Question

SI Negative Square root help please?

Answer 1

the first thing is write is as
\[ \sqrt{-1} \sqrt{320} \]
and use the short-hand i for the \(\sqrt{-1} \)
\[ i \sqrt{320} \]

Answer 2

now you simplify the square root of 320 which will be positive numbers inside or outside of the radical. in other words, the answer will have an i, and will be positive.

Answer 3

I've simplified 320 to the square roots of 160 and 2

Answer 4

I'm unsure of what to do after though

Answer 5

Wait!

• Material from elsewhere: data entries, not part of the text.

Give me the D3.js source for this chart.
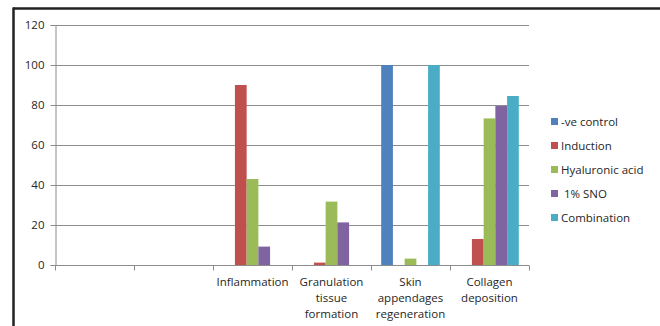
<!DOCTYPE html>
<html lang="en">
<head>
	<meta charset="UTF-8">
	<title>Wound healing scores</title>
	<script src="https://cdn.jsdelivr.net/npm/d3@7"></script>
	<style>
		body { margin: 0; background: #fff; }
		text { font-family: "Open Sans", sans-serif; fill: #262626; }
	</style>
</head>
<body>
	<div id="container"></div>
	<script>
		var width = 660;
		var height = 326;

		// two leading empty categories as in the original sheet
		var categories = ["", " ", "Inflammation", "Granulation tissue formation", "Skin appendages regeneration", "Collagen deposition"];
		var labelLines = [[], [], ["Inflammation"], ["Granulation", "tissue", "formation"], ["Skin", "appendages", "regeneration"], ["Collagen", "deposition"]];
		var series = ["-ve control", "Induction", "Hyaluronic acid", " 1% SNO", "Combination"];
		var colors = ["#4F81BD", "#C0504D", "#9BBB59", "#8064A2", "#4BACC6"];

		var veControl   = [0, 0, 0, 0, 100, 0];
		var induction   = [0, 0, 90, 1.2, 0, 13];
		var hyaluronic  = [0, 0, 43, 31.7, 3.2, 73.3];
		var sno         = [0, 0, 9.2, 21.3, 0, 79.5];
		var combination = [0, 0, 0, 0, 100, 84.5];
		var values = [veControl, induction, hyaluronic, sno, combination];

		var yTicks = [0, 20, 40, 60, 80, 100, 120];

		var svg = d3.select("#container").append("svg")
				.attr("width", width)
				.attr("height", height);

		// outer frame (top and left edges visible)
		svg.append("line").attr("x1", 13).attr("y1", 8.5).attr("x2", width).attr("y2", 8.5)
			.style("stroke", "#222").style("stroke-width", 2.5);
		svg.append("line").attr("x1", 13.5).attr("y1", 7.5).attr("x2", 13.5).attr("y2", height)
			.style("stroke", "#222").style("stroke-width", 2.5);

		var x = d3.scaleBand()
				.domain(categories)
				.range([55, 529]);

		var xs = d3.scaleBand()
				.domain(series)
				.range([0, x.bandwidth()])
				.paddingOuter(0.87);

		var y = d3.scaleLinear()
				.domain([0, 120])
				.range([265, 25]);

		// gridlines
		svg.selectAll(".grid").data(yTicks.slice(1))
			.enter().append("line")
				.attr("x1", 55)
				.attr("x2", 529)
				.attr("y1", d => Math.round(y(d)) + 0.5)
				.attr("y2", d => Math.round(y(d)) + 0.5)
				.style("stroke", "#8c8c8c")
				.style("stroke-width", 1);

		// bars
		var groups = svg.selectAll(".series").data(values)
			.enter().append("g")
				.attr("fill", (d, i) => colors[i]);

		groups.selectAll("rect").data((d, i) => d.map((v, j) => ({v: v, c: categories[j], s: series[i]})))
			.enter().append("rect")
				.filter(d => d.v > 0)
				.attr("x", d => x(d.c) + xs(d.s))
				.attr("width", xs.bandwidth())
				.attr("y", d => y(d.v))
				.attr("height", d => y(0) - y(d.v));

		// y axis
		var yAxis = svg.append("g")
				.attr("transform", "translate(55.5,0)")
				.call(d3.axisLeft(y).tickValues(yTicks).tickSize(5).tickPadding(6));
		yAxis.select(".domain").style("stroke", "#8c8c8c");
		yAxis.selectAll(".tick line").style("stroke", "#8c8c8c");
		yAxis.selectAll(".tick text").style("font-size", "11.5px").style("fill", "#262626");

		// x axis
		var xAxis = svg.append("g")
				.attr("transform", "translate(0," + (Math.round(y(0)) + 0.5) + ")");
		xAxis.append("line").attr("x1", 55).attr("x2", 529)
			.style("stroke", "#8c8c8c");
		var tickXs = categories.map(c => x(c)).concat([x(categories[categories.length - 1]) + x.bandwidth()]);
		xAxis.selectAll(".xtick").data(tickXs)
			.enter().append("line")
				.attr("x1", d => Math.round(d) + 0.5)
				.attr("x2", d => Math.round(d) + 0.5)
				.attr("y1", 0)
				.attr("y2", 5)
				.style("stroke", "#8c8c8c");

		var labels = svg.selectAll(".xlabel").data(categories)
			.enter().append("text")
				.attr("text-anchor", "middle")
				.style("font-size", "11.5px")
				.attr("transform", d => "translate(" + (x(d) + x.bandwidth() / 2) + ",286)");
		labels.selectAll("tspan").data((d, i) => labelLines[i])
			.enter().append("tspan")
				.attr("x", 0)
				.attr("y", (d, i) => i * 16)
				.text(d => d);

		// legend
		var legend = svg.selectAll(".legend").data(series)
			.enter().append("g")
				.attr("transform", (d, i) => "translate(551," + (118 + i * 24) + ")");
		legend.append("rect")
				.attr("width", 7)
				.attr("height", 7)
				.attr("fill", (d, i) => colors[i]);
		legend.append("text")
				.attr("x", 10)
				.attr("y", 7.5)
				.style("font-size", "11.5px")
				.style("white-space", "pre")
				.text(d => d);
	</script>
</body>
</html>
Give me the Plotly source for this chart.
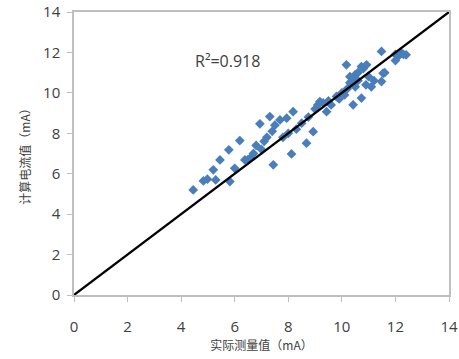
import plotly.graph_objects as go

measured = [4.45, 4.83, 4.98, 5.2, 5.29, 5.45, 5.78, 5.82, 6.0, 6.19, 6.38, 6.5, 6.6, 6.7, 6.8, 6.94,
            7.0, 7.1, 7.2, 7.31, 7.44, 7.4, 7.5, 7.69, 7.8, 7.94, 8.0, 8.12, 8.18, 8.3, 8.5, 8.68,
            8.75, 8.93, 9.0, 9.1, 9.18, 9.3, 9.43, 9.5, 9.6, 9.8, 9.9, 10.0, 10.17, 10.1, 10.2, 10.3,
            10.3, 10.42, 10.4, 10.5, 10.5, 10.6, 10.6, 10.73, 10.73, 10.8, 10.92, 10.9, 11.0, 11.1,
            11.2, 11.48, 11.54, 11.48, 11.6, 12.0, 12.1, 12.23, 12.3, 12.4, 12.0]
calculated = [5.2, 5.64, 5.73, 6.19, 5.69, 6.68, 7.18, 5.61, 6.27, 7.64, 6.68, 6.7, 6.8, 7.0, 7.4, 8.47,
              7.2, 7.6, 7.8, 8.83, 6.44, 8.1, 8.4, 8.66, 7.8, 8.75, 8.0, 6.98, 9.07, 8.2, 8.5, 7.51,
              8.8, 8.08, 9.2, 9.4, 9.57, 9.5, 9.07, 9.6, 9.4, 9.82, 9.7, 10.0, 11.39, 9.9, 10.2, 10.5,
              10.8, 9.41, 10.7, 10.9, 10.3, 11.0, 10.6, 11.3, 9.74, 11.2, 11.39, 10.4, 10.8, 10.3,
              10.6, 12.05, 10.97, 10.56, 11.0, 11.6, 11.8, 11.96, 11.9, 11.88, 11.9]
ref_line = [0, 14]
ticks = [0, 2, 4, 6, 8, 10, 12, 14]
r2_text = "R²=0.918"
x_title = "实际测量值（mA）"
y_title = "计算电流值（mA）"

fig = go.Figure()
fig.add_trace(go.Scatter(x=measured, y=calculated, mode="markers",
                         marker=dict(symbol="diamond", size=7.5, color="#4a7ebb"),
                         showlegend=False))
fig.add_trace(go.Scatter(x=ref_line, y=ref_line, mode="lines",
                         line=dict(color="black", width=2.2), showlegend=False))

fig.add_annotation(x=4.45, y=11.6, xanchor="left", yanchor="middle", text=r2_text,
                   showarrow=False, font=dict(size=16, color="#404040", family="Open Sans"))

axis_common = dict(range=[0, 14], tickvals=ticks, showgrid=False, zeroline=False,
                   showline=True, linecolor="#bfbfbf", linewidth=1.5, mirror=True,
                   ticks="outside", ticklen=5, tickcolor="#bfbfbf", automargin=False,
                   tickfont=dict(size=15, color="#404040", family="Open Sans"))

fig.update_xaxes(**axis_common, ticklabelstandoff=12,
                 title=dict(text=x_title, font=dict(size=12, color="#404040", family="Noto Sans CJK SC"),
                            standoff=4))
fig.update_yaxes(**axis_common, ticklabelstandoff=4,
                 title=dict(text=y_title, font=dict(size=12, color="#404040", family="Noto Sans CJK SC"),
                            standoff=10))

fig.update_layout(width=459, height=359, margin=dict(l=74, r=10, t=12, b=64),
                  plot_bgcolor="white", paper_bgcolor="white")

fig.write_html("out.html", config={"displayModeBar": False})

with open("out.html", "r", encoding="utf-8") as f:
    html = f.read()
html = html.replace("<head>", "<head><style>html,body{margin:0;padding:0;overflow:hidden;}</style>", 1)
with open("out.html", "w", encoding="utf-8") as f:
    f.write(html)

Perfect square.. square root of 64 and square root of 5 = 320.. and that would be 8i square root of 5

Answer 6

one strategy is break 320 into its *prime* factors
(which are numbers that cannot be broken down into smaller factors)
the first few primes are 2,3,5,7,11,13
divide by 2 to get
2*160
now divide 160 by 2
2*2*80
keep going
2*2*2*40
2*2*2*2*20
2*2*2*2*2*10
2*2*2*2*2*2*5

now "pull out pairs"


\[ \sqrt{(2 \cdot 2) \cdot(2 \cdot2) \cdot(2 \cdot2) \cdot5 } = 2\cdot 2 \cdot 2 \sqrt{5} \]

Answer 7

yes, if you can identify a perfect square right away, that works

Answer 8

however (though it is a bit lazy) we could rule out choices C and D because they do not have an i
and we can rule out choice B because it has a negative, which we do not expect.